Records with drawing code:
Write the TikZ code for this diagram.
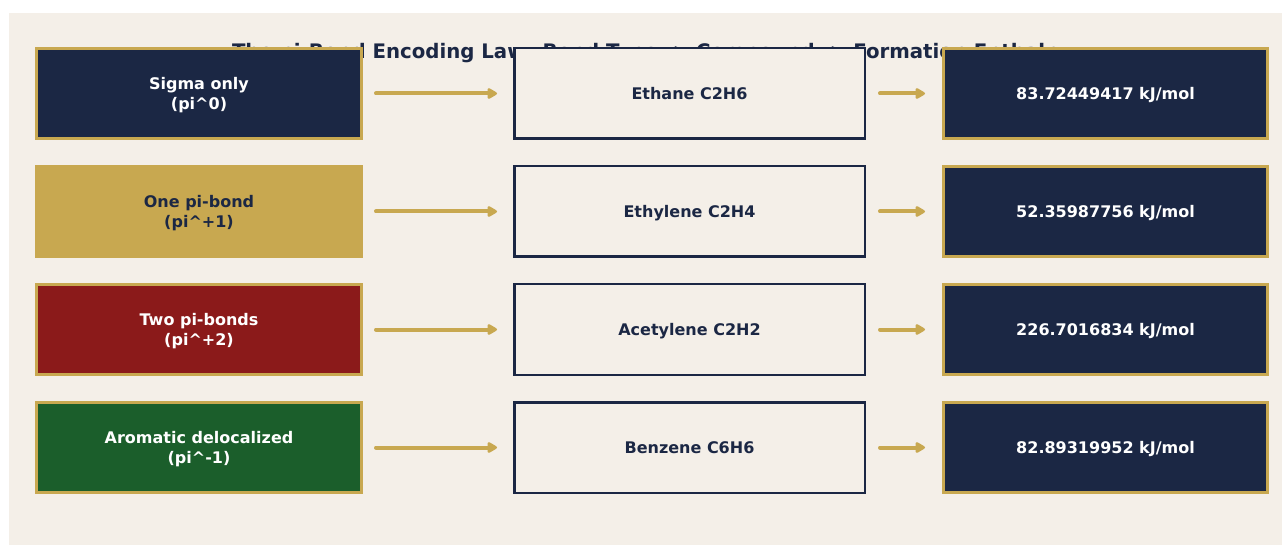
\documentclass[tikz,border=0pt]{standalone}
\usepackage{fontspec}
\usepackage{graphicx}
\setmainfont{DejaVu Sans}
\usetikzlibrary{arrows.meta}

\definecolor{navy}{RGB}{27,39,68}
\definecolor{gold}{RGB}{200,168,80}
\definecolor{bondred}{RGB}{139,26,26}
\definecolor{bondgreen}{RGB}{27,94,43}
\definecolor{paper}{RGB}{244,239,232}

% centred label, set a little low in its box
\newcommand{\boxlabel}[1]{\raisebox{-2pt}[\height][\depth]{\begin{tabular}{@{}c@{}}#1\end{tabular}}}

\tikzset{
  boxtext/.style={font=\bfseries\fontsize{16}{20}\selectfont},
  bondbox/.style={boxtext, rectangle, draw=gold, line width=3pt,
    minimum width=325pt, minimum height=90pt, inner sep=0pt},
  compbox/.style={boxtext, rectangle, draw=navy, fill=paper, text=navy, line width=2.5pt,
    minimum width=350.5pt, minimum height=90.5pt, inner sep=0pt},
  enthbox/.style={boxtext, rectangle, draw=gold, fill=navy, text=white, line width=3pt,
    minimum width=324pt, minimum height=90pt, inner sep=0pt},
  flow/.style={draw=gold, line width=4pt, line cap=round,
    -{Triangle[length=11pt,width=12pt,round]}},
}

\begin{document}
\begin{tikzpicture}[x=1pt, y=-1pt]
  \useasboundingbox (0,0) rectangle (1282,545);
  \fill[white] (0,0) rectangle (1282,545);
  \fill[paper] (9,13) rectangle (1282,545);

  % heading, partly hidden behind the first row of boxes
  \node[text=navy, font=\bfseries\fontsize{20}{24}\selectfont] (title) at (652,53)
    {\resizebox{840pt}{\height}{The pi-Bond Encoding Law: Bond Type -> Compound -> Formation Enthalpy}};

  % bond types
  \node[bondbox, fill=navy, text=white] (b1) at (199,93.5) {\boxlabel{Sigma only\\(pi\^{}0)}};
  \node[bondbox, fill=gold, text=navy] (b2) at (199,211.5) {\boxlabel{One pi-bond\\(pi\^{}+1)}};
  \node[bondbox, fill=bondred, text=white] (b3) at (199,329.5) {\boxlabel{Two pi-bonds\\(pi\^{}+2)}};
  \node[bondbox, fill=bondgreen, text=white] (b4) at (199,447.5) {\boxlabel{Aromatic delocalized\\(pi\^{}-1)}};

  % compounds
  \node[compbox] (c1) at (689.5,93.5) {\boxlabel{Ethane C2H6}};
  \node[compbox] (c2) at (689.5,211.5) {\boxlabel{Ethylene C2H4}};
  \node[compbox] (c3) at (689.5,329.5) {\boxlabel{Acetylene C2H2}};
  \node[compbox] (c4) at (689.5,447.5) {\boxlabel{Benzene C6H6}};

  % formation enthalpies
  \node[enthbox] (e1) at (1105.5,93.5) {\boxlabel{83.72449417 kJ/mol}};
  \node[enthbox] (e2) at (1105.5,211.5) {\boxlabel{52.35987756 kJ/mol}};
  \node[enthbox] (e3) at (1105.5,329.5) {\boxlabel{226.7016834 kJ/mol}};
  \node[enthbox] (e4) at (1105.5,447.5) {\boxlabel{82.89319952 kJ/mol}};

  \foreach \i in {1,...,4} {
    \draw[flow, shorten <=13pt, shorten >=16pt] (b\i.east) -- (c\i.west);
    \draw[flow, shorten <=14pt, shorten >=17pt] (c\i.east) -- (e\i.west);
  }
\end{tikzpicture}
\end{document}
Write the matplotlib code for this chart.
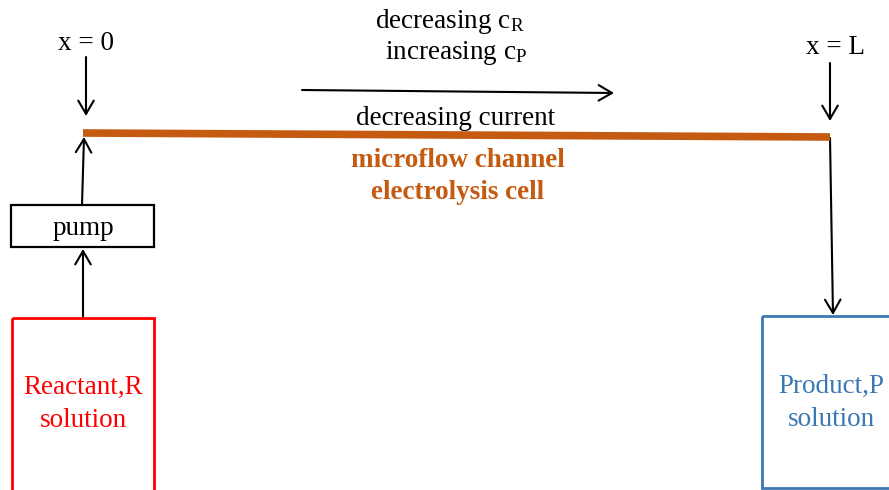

Problem
Except for the pictures, copy the material above exactly.

Worked answer
Write the TikZ code for this diagram.
\documentclass[tikz,border=0pt]{standalone}
\usepackage{fontspec}
\usepackage{graphicx}
\setmainfont{DejaVu Sans}
\usetikzlibrary{arrows.meta}

\definecolor{navy}{RGB}{27,39,68}
\definecolor{gold}{RGB}{200,168,80}
\definecolor{bondred}{RGB}{139,26,26}
\definecolor{bondgreen}{RGB}{27,94,43}
\definecolor{paper}{RGB}{244,239,232}

% centred label, set a little low in its box
\newcommand{\boxlabel}[1]{\raisebox{-2pt}[\height][\depth]{\begin{tabular}{@{}c@{}}#1\end{tabular}}}

\tikzset{
  boxtext/.style={font=\bfseries\fontsize{16}{20}\selectfont},
  bondbox/.style={boxtext, rectangle, draw=gold, line width=3pt,
    minimum width=325pt, minimum height=90pt, inner sep=0pt},
  compbox/.style={boxtext, rectangle, draw=navy, fill=paper, text=navy, line width=2.5pt,
    minimum width=350.5pt, minimum height=90.5pt, inner sep=0pt},
  enthbox/.style={boxtext, rectangle, draw=gold, fill=navy, text=white, line width=3pt,
    minimum width=324pt, minimum height=90pt, inner sep=0pt},
  flow/.style={draw=gold, line width=4pt, line cap=round,
    -{Triangle[length=11pt,width=12pt,round]}},
}

\begin{document}
\begin{tikzpicture}[x=1pt, y=-1pt]
  \useasboundingbox (0,0) rectangle (1282,545);
  \fill[white] (0,0) rectangle (1282,545);
  \fill[paper] (9,13) rectangle (1282,545);

  % heading, partly hidden behind the first row of boxes
  \node[text=navy, font=\bfseries\fontsize{20}{24}\selectfont] (title) at (652,53)
    {\resizebox{840pt}{\height}{The pi-Bond Encoding Law: Bond Type -> Compound -> Formation Enthalpy}};

  % bond types
  \node[bondbox, fill=navy, text=white] (b1) at (199,93.5) {\boxlabel{Sigma only\\(pi\^{}0)}};
  \node[bondbox, fill=gold, text=navy] (b2) at (199,211.5) {\boxlabel{One pi-bond\\(pi\^{}+1)}};
  \node[bondbox, fill=bondred, text=white] (b3) at (199,329.5) {\boxlabel{Two pi-bonds\\(pi\^{}+2)}};
  \node[bondbox, fill=bondgreen, text=white] (b4) at (199,447.5) {\boxlabel{Aromatic delocalized\\(pi\^{}-1)}};

  % compounds
  \node[compbox] (c1) at (689.5,93.5) {\boxlabel{Ethane C2H6}};
  \node[compbox] (c2) at (689.5,211.5) {\boxlabel{Ethylene C2H4}};
  \node[compbox] (c3) at (689.5,329.5) {\boxlabel{Acetylene C2H2}};
  \node[compbox] (c4) at (689.5,447.5) {\boxlabel{Benzene C6H6}};

  % formation enthalpies
  \node[enthbox] (e1) at (1105.5,93.5) {\boxlabel{83.72449417 kJ/mol}};
  \node[enthbox] (e2) at (1105.5,211.5) {\boxlabel{52.35987756 kJ/mol}};
  \node[enthbox] (e3) at (1105.5,329.5) {\boxlabel{226.7016834 kJ/mol}};
  \node[enthbox] (e4) at (1105.5,447.5) {\boxlabel{82.89319952 kJ/mol}};

  \foreach \i in {1,...,4} {
    \draw[flow, shorten <=13pt, shorten >=16pt] (b\i.east) -- (c\i.west);
    \draw[flow, shorten <=14pt, shorten >=17pt] (c\i.east) -- (e\i.west);
  }
\end{tikzpicture}
\end{document}
Write the matplotlib code for this chart.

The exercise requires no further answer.